A methodology for architecture agnostic and time flexible representations of wave energy converter performance

2021 
Abstract The growth of the wave energy sector is contingent on the ability for stakeholders, particularly electrical utilities, to rapidly predict the production from wave energy converters (WECs). Current methodologies require extensive knowledge of metocean conditions, a priori determination of WEC architecture, and highly-specific physical and numerical tools. Additionally, the lack of a consistent robust method to up-sample the hourly temporal resolution of traditional wave buoys and/or numerical wave propagation models limits the implementation of wave energy technologies in Integrated Resource Planning (IRP) by utilities.

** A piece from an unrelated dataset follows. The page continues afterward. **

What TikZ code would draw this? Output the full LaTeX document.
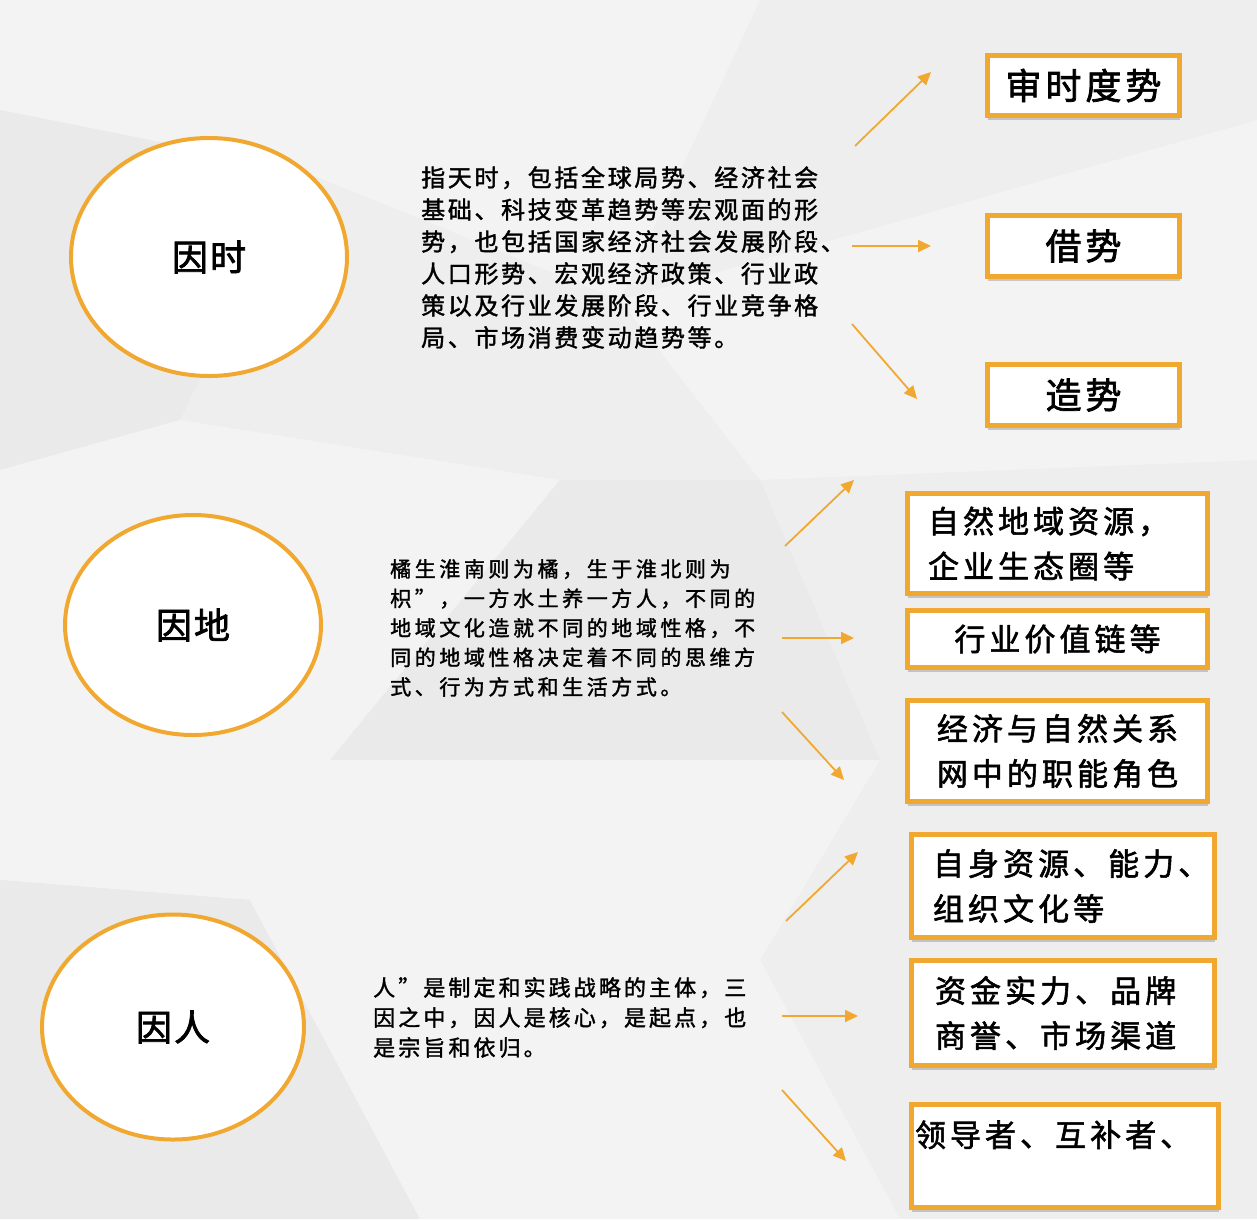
\documentclass[tikz,border=0pt]{standalone}
\usepackage{fontspec}
\setmainfont{Noto Sans CJK SC}
\newfontfamily\fEll[LetterSpace=6,FakeBold=2]{Noto Sans CJK SC}
\newfontfamily\fSmall[LetterSpace=11,FakeBold=2]{Noto Sans CJK SC}
\newfontfamily\fBig[LetterSpace=13,FakeBold=1.8]{Noto Sans CJK SC}
\newfontfamily\fDA[LetterSpace=11,FakeBold=1.5]{Noto Sans CJK SC}
\newfontfamily\fDB[LetterSpace=17,FakeBold=1.5]{Noto Sans CJK SC}
\newfontfamily\fDC[LetterSpace=14,FakeBold=1.5]{Noto Sans CJK SC}
\usetikzlibrary{arrows.meta,shapes.geometric,shadows}
\definecolor{org}{RGB}{240,168,48}
\definecolor{bg}{RGB}{238,238,238}
\definecolor{bgl}{RGB}{243,243,243}
\definecolor{bgd}{RGB}{234,234,234}
\begin{document}
\begin{tikzpicture}[x=1pt,y=-1pt,
  ell/.style={ellipse,draw=org,line width=4pt,fill=white,inner sep=0pt,
    font=\fEll\fontsize{36}{40}\selectfont},
  boxshadow/.style={drop shadow={shadow xshift=0pt,shadow yshift=-4pt,opacity=0.18,fill=black}},
  sbox/.style={draw=org,line width=5pt,fill=white,inner sep=0pt,boxshadow,
    minimum width=192pt,minimum height=61pt,
    font=\fSmall\fontsize{36}{40}\selectfont},
  bbox/.style={draw=org,line width=5pt,fill=white,inner sep=0pt,boxshadow,
    font=\fBig\fontsize{31}{45}\selectfont},
  desc/.style={anchor=north west,inner sep=0pt,align=left},
  arr/.style={draw=org,line width=1.8pt,-{Triangle[length=13pt,width=12pt]}}]
\useasboundingbox (0,0) rectangle (1257,1219);
\fill[bg] (0,0) rectangle (1257,1219);
% faint background facets
\fill[bgl] (0,0) -- (560,0) -- (300,170) -- (0,110) -- cycle;
\fill[bgl] (300,170) -- (560,0) -- (760,0) -- (620,300) -- cycle;
\fill[bgd] (0,110) -- (300,170) -- (180,420) -- (0,470) -- cycle;
\fill[bgl] (620,300) -- (1257,120) -- (1257,460) -- (760,480) -- cycle;
\fill[bgl] (0,470) -- (180,420) -- (560,480) -- (330,760) -- (0,700) -- cycle;
\fill[bgd] (560,480) -- (760,480) -- (880,760) -- (330,760) -- cycle;
\fill[bgl] (0,700) -- (330,760) -- (250,900) -- (0,880) -- cycle;
\fill[bgl] (330,760) -- (880,760) -- (760,960) -- (250,900) -- cycle;
\fill[bgd] (0,880) -- (250,900) -- (420,1219) -- (0,1219) -- cycle;
\fill[bgl] (250,900) -- (760,960) -- (900,1219) -- (420,1219) -- cycle;

% ellipses
\node[ell,minimum width=276pt,minimum height=238pt] (t) at (209,257) {因时};
\node[ell,minimum width=256pt,minimum height=220pt] (d) at (193,625) {因地};
\node[ell,minimum width=262pt,minimum height=225pt] (r) at (173,1027) {因人};

% descriptions
\node[desc,font=\fDA\fontsize{24}{32}\selectfont] (dA) at (421,166) {指天时，包括全球局势、经济社会\\基础、科技变革趋势等宏观面的形\\势，也包括国家经济社会发展阶段、\\人口形势、宏观经济政策、行业政\\策以及行业发展阶段、行业竞争格\\局、市场消费变动趋势等。};
\node[desc,font=\fDB\fontsize{21}{29.5}\selectfont] (dB) at (390,559) {橘生淮南则为橘，生于淮北则为\\枳”，一方水土养一方人，不同的\\地域文化造就不同的地域性格，不\\同的地域性格决定着不同的思维方\\式、行为方式和生活方式。};
\node[desc,font=\fDC\fontsize{22}{30}\selectfont] (dC) at (373,977) {人”是制定和实践战略的主体，三\\因之中，因人是核心，是起点，也\\是宗旨和依归。};

% small boxes
\node[sbox,minimum height=60pt] (b1) at (1083.5,85.5) {审时度势};
\node[sbox] (b2) at (1083.5,246) {借势};
\node[sbox] (b3) at (1083.5,395) {造势};

% big boxes
\node[bbox,minimum width=300pt,minimum height=100pt,text width=259pt,align=left] (b4) at (1057.5,543.5) {自然地域资源，\\企业生态圈等};
\node[bbox,minimum width=300pt,minimum height=57pt] (b5) at (1057.5,639) {行业价值链等};
\node[bbox,minimum width=300pt,minimum height=101pt,align=center] (b6) at (1057.5,751) {经济与自然关系\\网中的职能角色};
\node[bbox,minimum width=303pt,minimum height=103pt,text width=260pt,align=left] (b7) at (1063,886) {自身资源、能力、\\组织文化等};
\node[bbox,minimum width=303pt,minimum height=105pt,text width=256pt,align=left] (b8) at (1063,1013) {资金实力、品牌\\商誉、市场渠道};
\node[bbox,minimum width=307pt,minimum height=103pt,text depth=45pt,text width=300pt,align=left] (b9) at (1065,1156) {领导者、互补者、};

% arrow end points
\coordinate (a1s) at (855,146); \coordinate (a1e) at (931,72);
\coordinate (a2s) at (852,246); \coordinate (a2e) at (931,246);
\coordinate (a3s) at (852,324); \coordinate (a3e) at (917,399);
\coordinate (a4s) at (785,546); \coordinate (a4e) at (854,480);
\coordinate (a5s) at (782,638); \coordinate (a5e) at (854,638);
\coordinate (a6s) at (782,712); \coordinate (a6e) at (844,780);
\coordinate (a7s) at (786,921); \coordinate (a7e) at (858,852);
\coordinate (a8s) at (782,1016); \coordinate (a8e) at (858,1016);
\coordinate (a9s) at (782,1090); \coordinate (a9e) at (846,1161);
\foreach \i in {1,...,9} \draw[arr] (a\i s) -- (a\i e);
\end{tikzpicture}
\end{document}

These two knowledge gaps create a significant barrier for broad adoption of wave energy. This novel research provides an overview of a waves-to-wire method to quantify WEC performance, across a wide variety of technology architectures, to develop an empirically driven and easily applicable generic model of WEC performance. The generic WEC performance model ultimately shows an average co-efficient of determination (R2) of 0.93 and less than 9% variation in annual energy production when compared against five significantly different WEC architectures. The temporal up-sampling methodology is shown to generate wave resource and WEC performance data at a resolution suitable for an IRP process, creates a realistic representation of wave condition variability on short-time frames, and does not artificially perturb the available energy on an annual basis.